▸ **DATA SECTION**:
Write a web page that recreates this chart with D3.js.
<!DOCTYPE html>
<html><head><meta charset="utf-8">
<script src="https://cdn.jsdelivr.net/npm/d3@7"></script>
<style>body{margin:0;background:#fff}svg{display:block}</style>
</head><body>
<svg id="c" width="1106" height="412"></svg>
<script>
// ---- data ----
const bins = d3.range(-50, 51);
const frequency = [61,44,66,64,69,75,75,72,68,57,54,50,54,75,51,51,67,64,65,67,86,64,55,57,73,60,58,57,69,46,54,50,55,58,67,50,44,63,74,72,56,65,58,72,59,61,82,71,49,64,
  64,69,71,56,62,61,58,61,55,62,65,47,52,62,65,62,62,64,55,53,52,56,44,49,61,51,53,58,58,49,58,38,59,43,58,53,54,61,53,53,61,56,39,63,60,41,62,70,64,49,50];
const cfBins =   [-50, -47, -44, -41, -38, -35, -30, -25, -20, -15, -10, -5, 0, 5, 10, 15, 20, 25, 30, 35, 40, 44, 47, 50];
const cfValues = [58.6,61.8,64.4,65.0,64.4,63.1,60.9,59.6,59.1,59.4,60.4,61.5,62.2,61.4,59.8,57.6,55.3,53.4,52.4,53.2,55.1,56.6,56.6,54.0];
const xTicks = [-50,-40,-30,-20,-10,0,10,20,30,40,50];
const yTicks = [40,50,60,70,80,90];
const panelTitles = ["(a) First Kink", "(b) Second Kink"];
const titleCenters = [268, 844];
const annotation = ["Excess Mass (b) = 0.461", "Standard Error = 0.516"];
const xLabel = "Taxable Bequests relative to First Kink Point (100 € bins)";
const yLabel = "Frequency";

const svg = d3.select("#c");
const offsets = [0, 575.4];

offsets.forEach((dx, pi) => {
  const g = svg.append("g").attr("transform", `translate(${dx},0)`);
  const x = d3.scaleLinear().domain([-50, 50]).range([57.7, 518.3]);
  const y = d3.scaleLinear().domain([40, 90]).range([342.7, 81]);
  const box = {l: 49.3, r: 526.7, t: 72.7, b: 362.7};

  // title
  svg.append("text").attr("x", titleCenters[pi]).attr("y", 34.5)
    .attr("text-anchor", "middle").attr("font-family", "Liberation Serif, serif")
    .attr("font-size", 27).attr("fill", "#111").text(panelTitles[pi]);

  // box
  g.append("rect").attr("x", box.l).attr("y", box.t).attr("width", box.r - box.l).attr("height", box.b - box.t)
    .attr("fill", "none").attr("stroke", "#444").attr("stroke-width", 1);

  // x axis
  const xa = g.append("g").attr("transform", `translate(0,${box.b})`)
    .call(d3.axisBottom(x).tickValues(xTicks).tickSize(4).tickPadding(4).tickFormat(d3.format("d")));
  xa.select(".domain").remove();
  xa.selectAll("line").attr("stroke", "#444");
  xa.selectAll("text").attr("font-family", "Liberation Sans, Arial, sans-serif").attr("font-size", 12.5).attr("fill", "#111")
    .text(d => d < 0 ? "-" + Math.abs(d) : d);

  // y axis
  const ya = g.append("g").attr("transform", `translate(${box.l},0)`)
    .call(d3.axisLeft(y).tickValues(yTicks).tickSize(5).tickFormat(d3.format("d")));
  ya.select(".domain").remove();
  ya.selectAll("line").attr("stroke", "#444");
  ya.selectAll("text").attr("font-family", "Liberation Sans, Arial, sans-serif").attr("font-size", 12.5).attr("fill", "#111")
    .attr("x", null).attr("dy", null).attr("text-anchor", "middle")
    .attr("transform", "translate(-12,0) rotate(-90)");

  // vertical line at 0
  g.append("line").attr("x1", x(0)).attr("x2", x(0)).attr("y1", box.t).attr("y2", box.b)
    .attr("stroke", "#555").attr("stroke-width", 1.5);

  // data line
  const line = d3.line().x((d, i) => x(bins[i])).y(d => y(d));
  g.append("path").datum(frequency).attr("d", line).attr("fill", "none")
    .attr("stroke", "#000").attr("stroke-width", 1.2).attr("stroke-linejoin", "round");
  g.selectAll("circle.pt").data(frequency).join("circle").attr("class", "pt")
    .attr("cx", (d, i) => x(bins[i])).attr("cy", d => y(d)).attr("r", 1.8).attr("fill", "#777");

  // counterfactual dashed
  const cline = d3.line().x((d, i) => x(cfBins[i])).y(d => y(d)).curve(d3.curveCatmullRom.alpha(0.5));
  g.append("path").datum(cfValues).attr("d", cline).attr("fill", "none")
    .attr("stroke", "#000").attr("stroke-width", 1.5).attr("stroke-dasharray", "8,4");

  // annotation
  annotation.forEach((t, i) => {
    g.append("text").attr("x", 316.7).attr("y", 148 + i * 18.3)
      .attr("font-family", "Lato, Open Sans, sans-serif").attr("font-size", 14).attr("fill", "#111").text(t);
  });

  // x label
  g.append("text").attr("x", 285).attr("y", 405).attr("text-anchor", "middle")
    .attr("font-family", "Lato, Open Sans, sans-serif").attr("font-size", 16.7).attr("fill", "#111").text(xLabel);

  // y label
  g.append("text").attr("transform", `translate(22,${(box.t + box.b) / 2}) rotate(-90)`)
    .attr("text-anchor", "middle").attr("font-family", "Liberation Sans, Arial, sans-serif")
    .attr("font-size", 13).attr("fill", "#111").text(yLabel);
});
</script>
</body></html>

▸ **TASK DIRECTIONS**:
Would you copy out each line exactly as written?

▸ **COMPLETED EXERCISE**:
Write a web page that recreates this chart with D3.js.
<!DOCTYPE html>
<html><head><meta charset="utf-8">
<script src="https://cdn.jsdelivr.net/npm/d3@7"></script>
<style>body{margin:0;background:#fff}svg{display:block}</style>
</head><body>
<svg id="c" width="1106" height="412"></svg>
<script>
// ---- data ----
const bins = d3.range(-50, 51);
const frequency = [61,44,66,64,69,75,75,72,68,57,54,50,54,75,51,51,67,64,65,67,86,64,55,57,73,60,58,57,69,46,54,50,55,58,67,50,44,63,74,72,56,65,58,72,59,61,82,71,49,64,
  64,69,71,56,62,61,58,61,55,62,65,47,52,62,65,62,62,64,55,53,52,56,44,49,61,51,53,58,58,49,58,38,59,43,58,53,54,61,53,53,61,56,39,63,60,41,62,70,64,49,50];
const cfBins =   [-50, -47, -44, -41, -38, -35, -30, -25, -20, -15, -10, -5, 0, 5, 10, 15, 20, 25, 30, 35, 40, 44, 47, 50];
const cfValues = [58.6,61.8,64.4,65.0,64.4,63.1,60.9,59.6,59.1,59.4,60.4,61.5,62.2,61.4,59.8,57.6,55.3,53.4,52.4,53.2,55.1,56.6,56.6,54.0];
const xTicks = [-50,-40,-30,-20,-10,0,10,20,30,40,50];
const yTicks = [40,50,60,70,80,90];
const panelTitles = ["(a) First Kink", "(b) Second Kink"];
const titleCenters = [268, 844];
const annotation = ["Excess Mass (b) = 0.461", "Standard Error = 0.516"];
const xLabel = "Taxable Bequests relative to First Kink Point (100 € bins)";
const yLabel = "Frequency";

const svg = d3.select("#c");
const offsets = [0, 575.4];

offsets.forEach((dx, pi) => {
  const g = svg.append("g").attr("transform", `translate(${dx},0)`);
  const x = d3.scaleLinear().domain([-50, 50]).range([57.7, 518.3]);
  const y = d3.scaleLinear().domain([40, 90]).range([342.7, 81]);
  const box = {l: 49.3, r: 526.7, t: 72.7, b: 362.7};

  // title
  svg.append("text").attr("x", titleCenters[pi]).attr("y", 34.5)
    .attr("text-anchor", "middle").attr("font-family", "Liberation Serif, serif")
    .attr("font-size", 27).attr("fill", "#111").text(panelTitles[pi]);

  // box
  g.append("rect").attr("x", box.l).attr("y", box.t).attr("width", box.r - box.l).attr("height", box.b - box.t)
    .attr("fill", "none").attr("stroke", "#444").attr("stroke-width", 1);

  // x axis
  const xa = g.append("g").attr("transform", `translate(0,${box.b})`)
    .call(d3.axisBottom(x).tickValues(xTicks).tickSize(4).tickPadding(4).tickFormat(d3.format("d")));
  xa.select(".domain").remove();
  xa.selectAll("line").attr("stroke", "#444");
  xa.selectAll("text").attr("font-family", "Liberation Sans, Arial, sans-serif").attr("font-size", 12.5).attr("fill", "#111")
    .text(d => d < 0 ? "-" + Math.abs(d) : d);

  // y axis
  const ya = g.append("g").attr("transform", `translate(${box.l},0)`)
    .call(d3.axisLeft(y).tickValues(yTicks).tickSize(5).tickFormat(d3.format("d")));
  ya.select(".domain").remove();
  ya.selectAll("line").attr("stroke", "#444");
  ya.selectAll("text").attr("font-family", "Liberation Sans, Arial, sans-serif").attr("font-size", 12.5).attr("fill", "#111")
    .attr("x", null).attr("dy", null).attr("text-anchor", "middle")
    .attr("transform", "translate(-12,0) rotate(-90)");

  // vertical line at 0
  g.append("line").attr("x1", x(0)).attr("x2", x(0)).attr("y1", box.t).attr("y2", box.b)
    .attr("stroke", "#555").attr("stroke-width", 1.5);

  // data line
  const line = d3.line().x((d, i) => x(bins[i])).y(d => y(d));
  g.append("path").datum(frequency).attr("d", line).attr("fill", "none")
    .attr("stroke", "#000").attr("stroke-width", 1.2).attr("stroke-linejoin", "round");
  g.selectAll("circle.pt").data(frequency).join("circle").attr("class", "pt")
    .attr("cx", (d, i) => x(bins[i])).attr("cy", d => y(d)).attr("r", 1.8).attr("fill", "#777");

  // counterfactual dashed
  const cline = d3.line().x((d, i) => x(cfBins[i])).y(d => y(d)).curve(d3.curveCatmullRom.alpha(0.5));
  g.append("path").datum(cfValues).attr("d", cline).attr("fill", "none")
    .attr("stroke", "#000").attr("stroke-width", 1.5).attr("stroke-dasharray", "8,4");

  // annotation
  annotation.forEach((t, i) => {
    g.append("text").attr("x", 316.7).attr("y", 148 + i * 18.3)
      .attr("font-family", "Lato, Open Sans, sans-serif").attr("font-size", 14).attr("fill", "#111").text(t);
  });

  // x label
  g.append("text").attr("x", 285).attr("y", 405).attr("text-anchor", "middle")
    .attr("font-family", "Lato, Open Sans, sans-serif").attr("font-size", 16.7).attr("fill", "#111").text(xLabel);

  // y label
  g.append("text").attr("transform", `translate(22,${(box.t + box.b) / 2}) rotate(-90)`)
    .attr("text-anchor", "middle").attr("font-family", "Liberation Sans, Arial, sans-serif")
    .attr("font-size", 13).attr("fill", "#111").text(yLabel);
});
</script>
</body></html>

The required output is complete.